# [Given exercise]
Output every line of the data exactly as it appears.

— Start of Data segment —

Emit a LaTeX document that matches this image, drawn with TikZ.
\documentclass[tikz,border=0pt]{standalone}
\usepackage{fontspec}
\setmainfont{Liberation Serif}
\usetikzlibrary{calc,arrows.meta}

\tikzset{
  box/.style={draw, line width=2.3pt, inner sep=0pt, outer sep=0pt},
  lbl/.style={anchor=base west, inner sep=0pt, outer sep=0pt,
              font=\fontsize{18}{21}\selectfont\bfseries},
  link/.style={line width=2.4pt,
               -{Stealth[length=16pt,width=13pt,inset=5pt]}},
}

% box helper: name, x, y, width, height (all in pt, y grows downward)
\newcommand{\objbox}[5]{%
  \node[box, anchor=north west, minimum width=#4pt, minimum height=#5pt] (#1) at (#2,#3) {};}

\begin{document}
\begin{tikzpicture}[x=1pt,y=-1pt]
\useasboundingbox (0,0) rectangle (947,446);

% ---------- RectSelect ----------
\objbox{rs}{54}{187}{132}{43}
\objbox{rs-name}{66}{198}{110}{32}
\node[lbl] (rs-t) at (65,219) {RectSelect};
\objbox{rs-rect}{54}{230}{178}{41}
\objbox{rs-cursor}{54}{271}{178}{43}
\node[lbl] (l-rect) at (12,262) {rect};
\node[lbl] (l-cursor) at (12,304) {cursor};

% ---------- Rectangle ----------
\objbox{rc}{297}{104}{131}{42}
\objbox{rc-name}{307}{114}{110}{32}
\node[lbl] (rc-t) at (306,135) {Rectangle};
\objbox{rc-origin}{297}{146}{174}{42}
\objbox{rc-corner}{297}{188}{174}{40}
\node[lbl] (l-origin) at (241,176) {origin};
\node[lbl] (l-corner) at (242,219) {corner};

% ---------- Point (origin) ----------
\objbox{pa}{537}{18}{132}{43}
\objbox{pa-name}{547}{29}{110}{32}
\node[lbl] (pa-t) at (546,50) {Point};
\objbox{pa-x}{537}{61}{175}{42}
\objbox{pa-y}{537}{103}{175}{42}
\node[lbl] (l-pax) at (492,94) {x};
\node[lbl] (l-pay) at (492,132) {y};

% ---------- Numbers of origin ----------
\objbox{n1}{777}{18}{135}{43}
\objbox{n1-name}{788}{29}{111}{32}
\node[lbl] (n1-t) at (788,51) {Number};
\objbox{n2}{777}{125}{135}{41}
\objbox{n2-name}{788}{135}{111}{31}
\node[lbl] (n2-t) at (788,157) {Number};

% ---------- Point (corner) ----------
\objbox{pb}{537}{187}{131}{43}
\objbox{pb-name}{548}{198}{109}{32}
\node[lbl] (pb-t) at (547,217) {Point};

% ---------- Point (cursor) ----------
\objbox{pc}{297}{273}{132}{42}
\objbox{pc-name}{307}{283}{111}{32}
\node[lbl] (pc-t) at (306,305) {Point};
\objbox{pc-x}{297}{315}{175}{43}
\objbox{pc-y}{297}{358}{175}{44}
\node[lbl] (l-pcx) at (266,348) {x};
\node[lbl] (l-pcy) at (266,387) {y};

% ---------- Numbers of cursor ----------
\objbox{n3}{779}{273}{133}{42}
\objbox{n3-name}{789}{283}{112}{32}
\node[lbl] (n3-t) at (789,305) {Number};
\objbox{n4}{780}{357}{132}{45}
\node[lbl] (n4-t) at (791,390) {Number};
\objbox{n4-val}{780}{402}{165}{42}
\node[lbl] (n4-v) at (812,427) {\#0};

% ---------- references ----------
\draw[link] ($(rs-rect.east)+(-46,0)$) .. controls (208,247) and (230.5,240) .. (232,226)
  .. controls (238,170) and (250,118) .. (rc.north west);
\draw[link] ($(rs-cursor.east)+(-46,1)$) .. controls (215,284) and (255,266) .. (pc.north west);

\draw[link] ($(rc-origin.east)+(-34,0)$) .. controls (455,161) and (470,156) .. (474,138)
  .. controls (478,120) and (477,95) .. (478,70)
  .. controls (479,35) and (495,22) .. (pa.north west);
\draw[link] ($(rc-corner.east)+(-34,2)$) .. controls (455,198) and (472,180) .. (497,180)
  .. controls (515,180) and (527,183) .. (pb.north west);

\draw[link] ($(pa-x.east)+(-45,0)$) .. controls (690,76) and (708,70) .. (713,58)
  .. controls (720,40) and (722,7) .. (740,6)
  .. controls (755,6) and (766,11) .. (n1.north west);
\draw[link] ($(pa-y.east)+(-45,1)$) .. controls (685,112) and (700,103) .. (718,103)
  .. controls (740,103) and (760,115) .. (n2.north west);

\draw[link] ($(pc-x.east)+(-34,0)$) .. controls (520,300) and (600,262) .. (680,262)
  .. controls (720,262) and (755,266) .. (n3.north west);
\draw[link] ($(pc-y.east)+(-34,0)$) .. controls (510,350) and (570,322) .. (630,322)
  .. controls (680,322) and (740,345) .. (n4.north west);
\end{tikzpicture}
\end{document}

— End of Data segment —

# [Exercise result]
Emit a LaTeX document that matches this image, drawn with TikZ.
\documentclass[tikz,border=0pt]{standalone}
\usepackage{fontspec}
\setmainfont{Liberation Serif}
\usetikzlibrary{calc,arrows.meta}

\tikzset{
  box/.style={draw, line width=2.3pt, inner sep=0pt, outer sep=0pt},
  lbl/.style={anchor=base west, inner sep=0pt, outer sep=0pt,
              font=\fontsize{18}{21}\selectfont\bfseries},
  link/.style={line width=2.4pt,
               -{Stealth[length=16pt,width=13pt,inset=5pt]}},
}

% box helper: name, x, y, width, height (all in pt, y grows downward)
\newcommand{\objbox}[5]{%
  \node[box, anchor=north west, minimum width=#4pt, minimum height=#5pt] (#1) at (#2,#3) {};}

\begin{document}
\begin{tikzpicture}[x=1pt,y=-1pt]
\useasboundingbox (0,0) rectangle (947,446);

% ---------- RectSelect ----------
\objbox{rs}{54}{187}{132}{43}
\objbox{rs-name}{66}{198}{110}{32}
\node[lbl] (rs-t) at (65,219) {RectSelect};
\objbox{rs-rect}{54}{230}{178}{41}
\objbox{rs-cursor}{54}{271}{178}{43}
\node[lbl] (l-rect) at (12,262) {rect};
\node[lbl] (l-cursor) at (12,304) {cursor};

% ---------- Rectangle ----------
\objbox{rc}{297}{104}{131}{42}
\objbox{rc-name}{307}{114}{110}{32}
\node[lbl] (rc-t) at (306,135) {Rectangle};
\objbox{rc-origin}{297}{146}{174}{42}
\objbox{rc-corner}{297}{188}{174}{40}
\node[lbl] (l-origin) at (241,176) {origin};
\node[lbl] (l-corner) at (242,219) {corner};

% ---------- Point (origin) ----------
\objbox{pa}{537}{18}{132}{43}
\objbox{pa-name}{547}{29}{110}{32}
\node[lbl] (pa-t) at (546,50) {Point};
\objbox{pa-x}{537}{61}{175}{42}
\objbox{pa-y}{537}{103}{175}{42}
\node[lbl] (l-pax) at (492,94) {x};
\node[lbl] (l-pay) at (492,132) {y};

% ---------- Numbers of origin ----------
\objbox{n1}{777}{18}{135}{43}
\objbox{n1-name}{788}{29}{111}{32}
\node[lbl] (n1-t) at (788,51) {Number};
\objbox{n2}{777}{125}{135}{41}
\objbox{n2-name}{788}{135}{111}{31}
\node[lbl] (n2-t) at (788,157) {Number};

% ---------- Point (corner) ----------
\objbox{pb}{537}{187}{131}{43}
\objbox{pb-name}{548}{198}{109}{32}
\node[lbl] (pb-t) at (547,217) {Point};

% ---------- Point (cursor) ----------
\objbox{pc}{297}{273}{132}{42}
\objbox{pc-name}{307}{283}{111}{32}
\node[lbl] (pc-t) at (306,305) {Point};
\objbox{pc-x}{297}{315}{175}{43}
\objbox{pc-y}{297}{358}{175}{44}
\node[lbl] (l-pcx) at (266,348) {x};
\node[lbl] (l-pcy) at (266,387) {y};

% ---------- Numbers of cursor ----------
\objbox{n3}{779}{273}{133}{42}
\objbox{n3-name}{789}{283}{112}{32}
\node[lbl] (n3-t) at (789,305) {Number};
\objbox{n4}{780}{357}{132}{45}
\node[lbl] (n4-t) at (791,390) {Number};
\objbox{n4-val}{780}{402}{165}{42}
\node[lbl] (n4-v) at (812,427) {\#0};

% ---------- references ----------
\draw[link] ($(rs-rect.east)+(-46,0)$) .. controls (208,247) and (230.5,240) .. (232,226)
  .. controls (238,170) and (250,118) .. (rc.north west);
\draw[link] ($(rs-cursor.east)+(-46,1)$) .. controls (215,284) and (255,266) .. (pc.north west);

\draw[link] ($(rc-origin.east)+(-34,0)$) .. controls (455,161) and (470,156) .. (474,138)
  .. controls (478,120) and (477,95) .. (478,70)
  .. controls (479,35) and (495,22) .. (pa.north west);
\draw[link] ($(rc-corner.east)+(-34,2)$) .. controls (455,198) and (472,180) .. (497,180)
  .. controls (515,180) and (527,183) .. (pb.north west);

\draw[link] ($(pa-x.east)+(-45,0)$) .. controls (690,76) and (708,70) .. (713,58)
  .. controls (720,40) and (722,7) .. (740,6)
  .. controls (755,6) and (766,11) .. (n1.north west);
\draw[link] ($(pa-y.east)+(-45,1)$) .. controls (685,112) and (700,103) .. (718,103)
  .. controls (740,103) and (760,115) .. (n2.north west);

\draw[link] ($(pc-x.east)+(-34,0)$) .. controls (520,300) and (600,262) .. (680,262)
  .. controls (720,262) and (755,266) .. (n3.north west);
\draw[link] ($(pc-y.east)+(-34,0)$) .. controls (510,350) and (570,322) .. (630,322)
  .. controls (680,322) and (740,345) .. (n4.north west);
\end{tikzpicture}
\end{document}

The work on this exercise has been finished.